#### Dataset excerpt:
- - - - -

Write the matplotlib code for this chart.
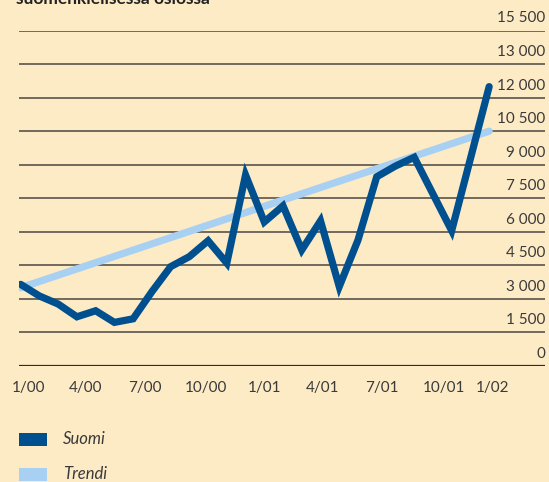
"""Suomi vs. trend line chart on a beige background."""

import matplotlib

matplotlib.use("Agg")

import matplotlib.pyplot as plt
import matplotlib.transforms as mtransforms
from matplotlib.patches import Rectangle


TITLE = "suomenkielisessä osiossa"

# monthly values, 1/00 .. 2/02
SUOMI = [
    3650, 3130, 2770, 2200, 2470, 1950, 2110, 3320, 4440, 4890, 5600, 4600, 8540,
    6440, 7160, 5190, 6490, 3550, 5630, 8460, 8940, 9330, 7690, 6050, 9270, 12490,
]

TREND_START = 3500
TREND_END = 10500

Y_TICKS = [0, 1500, 3000, 4500, 6000, 7500, 9000, 10500, 12000, 13500, 15000]
Y_LABELS = ["0", "1 500", "3 000", "4 500", "6 000", "7 500", "9 000",
            "10 500", "12 000", "13 000", "15 500"]

X_LABELS = ["1/00", "4/00", "7/00", "10/00", "1/01", "4/01", "7/01", "10/01", "1/02"]
X_LABEL_POS = [0.44, 3.44, 6.63, 9.89, 13.0, 16.1, 19.3, 22.6, 25.2]

BG = "#FDEBC6"
DARK = "#00508F"
LIGHT = "#A8D0F2"
TEXT = "#3A3A3A"

plt.rcParams["font.family"] = ["Lato", "DejaVu Sans"]

fig = plt.figure(figsize=(5.49, 4.82), dpi=100)
fig.patch.set_facecolor(BG)

ax = fig.add_axes([19 / 549, 116 / 482, 526 / 549, 335.5 / 482])
ax.set_facecolor(BG)
ax.set_xlim(-0.09, 27.98)
ax.set_ylim(0, 15000)
for s in ax.spines.values():
    s.set_visible(False)
ax.set_xticks([])
ax.set_yticks([])

for v in Y_TICKS:
    ax.axhline(v, color="#2E2A25" if v == 0 else "#4A4640",
               linewidth=1.6 if v == 0 else 1.1, zorder=1)

offset = mtransforms.ScaledTranslation(0, 5 / 100, fig.dpi_scale_trans)
ytrans = ax.get_yaxis_transform() + offset
for v, lab in zip(Y_TICKS, Y_LABELS):
    ax.text(1.0, v, lab, transform=ytrans, ha="right", va="bottom",
            fontsize=11, color=TEXT)

xs = list(range(len(SUOMI)))
ax.plot([xs[0], xs[-1]], [TREND_START, TREND_END], color=LIGHT,
        linewidth=5.2, solid_capstyle="round", zorder=2)
ax.plot(xs, SUOMI, color=DARK, linewidth=5.2, solid_joinstyle="miter",
        solid_capstyle="round", zorder=3)

xtrans = ax.get_xaxis_transform()
for pos, lab in zip(X_LABEL_POS, X_LABELS):
    ax.text(pos, -0.045, lab, transform=xtrans, ha="center", va="top",
            fontsize=11, color=TEXT)

fig.text(16 / 549, 1 - 4.5 / 482, TITLE, ha="left", va="baseline",
         fontsize=12.5, fontweight="bold", color="#222222")

for i, (col, lab) in enumerate([(DARK, "Suomi"), (LIGHT, "Trendi")]):
    y0 = 1 - (445.7 + i * 35) / 482
    fig.patches.append(Rectangle((19 / 549, y0), 28 / 549, 13 / 482,
                                 transform=fig.transFigure, facecolor=col,
                                 edgecolor="none"))
    fig.text(63 / 549, y0 + 6.5 / 482, lab, ha="left", va="center",
             fontsize=12, style="italic", color=TEXT)

fig.savefig("out.png", dpi=100, facecolor=BG)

- - - - -

#### Exercise goal:
Copy nothing but the lines from the top of the material through the line holding "19.3, 22.6, 25.2]", exactly as written; omit pictures.

#### Task solution:
Write the matplotlib code for this chart.
"""Suomi vs. trend line chart on a beige background."""

import matplotlib

matplotlib.use("Agg")

import matplotlib.pyplot as plt
import matplotlib.transforms as mtransforms
from matplotlib.patches import Rectangle


TITLE = "suomenkielisessä osiossa"

# monthly values, 1/00 .. 2/02
SUOMI = [
    3650, 3130, 2770, 2200, 2470, 1950, 2110, 3320, 4440, 4890, 5600, 4600, 8540,
    6440, 7160, 5190, 6490, 3550, 5630, 8460, 8940, 9330, 7690, 6050, 9270, 12490,
]

TREND_START = 3500
TREND_END = 10500

Y_TICKS = [0, 1500, 3000, 4500, 6000, 7500, 9000, 10500, 12000, 13500, 15000]
Y_LABELS = ["0", "1 500", "3 000", "4 500", "6 000", "7 500", "9 000",
            "10 500", "12 000", "13 000", "15 500"]

X_LABELS = ["1/00", "4/00", "7/00", "10/00", "1/01", "4/01", "7/01", "10/01", "1/02"]
X_LABEL_POS = [0.44, 3.44, 6.63, 9.89, 13.0, 16.1, 19.3, 22.6, 25.2]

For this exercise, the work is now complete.